Stated exercise
Write out the listing beneath this instruction in its entirety, exactly as it reads.

--- BEGIN ---

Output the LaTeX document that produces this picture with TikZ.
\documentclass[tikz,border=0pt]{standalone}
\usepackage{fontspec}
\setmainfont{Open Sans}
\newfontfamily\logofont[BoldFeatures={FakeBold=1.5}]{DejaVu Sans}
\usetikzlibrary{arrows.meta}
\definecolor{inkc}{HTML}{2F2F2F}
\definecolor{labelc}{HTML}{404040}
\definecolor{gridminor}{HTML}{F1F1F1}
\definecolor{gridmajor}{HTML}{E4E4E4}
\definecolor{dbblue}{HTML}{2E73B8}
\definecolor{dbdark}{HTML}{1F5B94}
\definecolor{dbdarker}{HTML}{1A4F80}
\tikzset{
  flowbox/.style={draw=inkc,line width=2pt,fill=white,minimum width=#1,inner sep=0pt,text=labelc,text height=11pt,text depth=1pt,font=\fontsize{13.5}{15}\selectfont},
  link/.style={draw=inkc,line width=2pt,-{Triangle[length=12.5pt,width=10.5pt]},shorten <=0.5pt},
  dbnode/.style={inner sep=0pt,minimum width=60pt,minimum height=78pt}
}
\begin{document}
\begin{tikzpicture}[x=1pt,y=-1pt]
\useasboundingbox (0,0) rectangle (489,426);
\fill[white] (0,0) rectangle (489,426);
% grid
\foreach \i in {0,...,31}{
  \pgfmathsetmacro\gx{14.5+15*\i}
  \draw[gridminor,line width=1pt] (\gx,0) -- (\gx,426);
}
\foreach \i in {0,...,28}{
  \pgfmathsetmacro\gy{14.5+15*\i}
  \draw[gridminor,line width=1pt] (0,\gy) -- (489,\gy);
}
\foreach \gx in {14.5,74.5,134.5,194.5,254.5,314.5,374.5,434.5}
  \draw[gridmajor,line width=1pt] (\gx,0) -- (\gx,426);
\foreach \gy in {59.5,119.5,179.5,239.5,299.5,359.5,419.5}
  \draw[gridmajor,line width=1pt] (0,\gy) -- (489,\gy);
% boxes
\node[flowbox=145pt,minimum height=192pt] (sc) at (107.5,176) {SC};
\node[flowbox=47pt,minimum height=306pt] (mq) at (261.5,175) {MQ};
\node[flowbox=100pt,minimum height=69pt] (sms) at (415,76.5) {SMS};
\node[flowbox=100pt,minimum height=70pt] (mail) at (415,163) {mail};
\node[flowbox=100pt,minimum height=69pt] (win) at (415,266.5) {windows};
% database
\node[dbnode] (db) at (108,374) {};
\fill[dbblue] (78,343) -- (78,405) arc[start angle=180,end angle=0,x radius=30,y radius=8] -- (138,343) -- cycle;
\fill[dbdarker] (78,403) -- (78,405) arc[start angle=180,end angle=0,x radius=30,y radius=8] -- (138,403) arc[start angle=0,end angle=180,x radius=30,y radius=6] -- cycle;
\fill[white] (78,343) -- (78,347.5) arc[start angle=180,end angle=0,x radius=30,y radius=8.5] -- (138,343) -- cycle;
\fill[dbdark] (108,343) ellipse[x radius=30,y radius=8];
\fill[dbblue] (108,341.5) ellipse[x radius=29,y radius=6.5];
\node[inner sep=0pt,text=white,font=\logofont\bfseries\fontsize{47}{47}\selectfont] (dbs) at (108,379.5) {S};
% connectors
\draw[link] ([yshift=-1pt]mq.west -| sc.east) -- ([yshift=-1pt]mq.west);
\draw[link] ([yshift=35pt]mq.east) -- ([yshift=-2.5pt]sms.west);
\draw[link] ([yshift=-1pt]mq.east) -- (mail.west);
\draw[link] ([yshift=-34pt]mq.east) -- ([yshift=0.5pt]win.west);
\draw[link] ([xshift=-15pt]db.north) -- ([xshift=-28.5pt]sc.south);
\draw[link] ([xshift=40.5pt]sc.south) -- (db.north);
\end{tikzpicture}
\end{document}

--- END ---

Reply to the exercise
Output the LaTeX document that produces this picture with TikZ.
\documentclass[tikz,border=0pt]{standalone}
\usepackage{fontspec}
\setmainfont{Open Sans}
\newfontfamily\logofont[BoldFeatures={FakeBold=1.5}]{DejaVu Sans}
\usetikzlibrary{arrows.meta}
\definecolor{inkc}{HTML}{2F2F2F}
\definecolor{labelc}{HTML}{404040}
\definecolor{gridminor}{HTML}{F1F1F1}
\definecolor{gridmajor}{HTML}{E4E4E4}
\definecolor{dbblue}{HTML}{2E73B8}
\definecolor{dbdark}{HTML}{1F5B94}
\definecolor{dbdarker}{HTML}{1A4F80}
\tikzset{
  flowbox/.style={draw=inkc,line width=2pt,fill=white,minimum width=#1,inner sep=0pt,text=labelc,text height=11pt,text depth=1pt,font=\fontsize{13.5}{15}\selectfont},
  link/.style={draw=inkc,line width=2pt,-{Triangle[length=12.5pt,width=10.5pt]},shorten <=0.5pt},
  dbnode/.style={inner sep=0pt,minimum width=60pt,minimum height=78pt}
}
\begin{document}
\begin{tikzpicture}[x=1pt,y=-1pt]
\useasboundingbox (0,0) rectangle (489,426);
\fill[white] (0,0) rectangle (489,426);
% grid
\foreach \i in {0,...,31}{
  \pgfmathsetmacro\gx{14.5+15*\i}
  \draw[gridminor,line width=1pt] (\gx,0) -- (\gx,426);
}
\foreach \i in {0,...,28}{
  \pgfmathsetmacro\gy{14.5+15*\i}
  \draw[gridminor,line width=1pt] (0,\gy) -- (489,\gy);
}
\foreach \gx in {14.5,74.5,134.5,194.5,254.5,314.5,374.5,434.5}
  \draw[gridmajor,line width=1pt] (\gx,0) -- (\gx,426);
\foreach \gy in {59.5,119.5,179.5,239.5,299.5,359.5,419.5}
  \draw[gridmajor,line width=1pt] (0,\gy) -- (489,\gy);
% boxes
\node[flowbox=145pt,minimum height=192pt] (sc) at (107.5,176) {SC};
\node[flowbox=47pt,minimum height=306pt] (mq) at (261.5,175) {MQ};
\node[flowbox=100pt,minimum height=69pt] (sms) at (415,76.5) {SMS};
\node[flowbox=100pt,minimum height=70pt] (mail) at (415,163) {mail};
\node[flowbox=100pt,minimum height=69pt] (win) at (415,266.5) {windows};
% database
\node[dbnode] (db) at (108,374) {};
\fill[dbblue] (78,343) -- (78,405) arc[start angle=180,end angle=0,x radius=30,y radius=8] -- (138,343) -- cycle;
\fill[dbdarker] (78,403) -- (78,405) arc[start angle=180,end angle=0,x radius=30,y radius=8] -- (138,403) arc[start angle=0,end angle=180,x radius=30,y radius=6] -- cycle;
\fill[white] (78,343) -- (78,347.5) arc[start angle=180,end angle=0,x radius=30,y radius=8.5] -- (138,343) -- cycle;
\fill[dbdark] (108,343) ellipse[x radius=30,y radius=8];
\fill[dbblue] (108,341.5) ellipse[x radius=29,y radius=6.5];
\node[inner sep=0pt,text=white,font=\logofont\bfseries\fontsize{47}{47}\selectfont] (dbs) at (108,379.5) {S};
% connectors
\draw[link] ([yshift=-1pt]mq.west -| sc.east) -- ([yshift=-1pt]mq.west);
\draw[link] ([yshift=35pt]mq.east) -- ([yshift=-2.5pt]sms.west);
\draw[link] ([yshift=-1pt]mq.east) -- (mail.west);
\draw[link] ([yshift=-34pt]mq.east) -- ([yshift=0.5pt]win.west);
\draw[link] ([xshift=-15pt]db.north) -- ([xshift=-28.5pt]sc.south);
\draw[link] ([xshift=40.5pt]sc.south) -- (db.north);
\end{tikzpicture}
\end{document}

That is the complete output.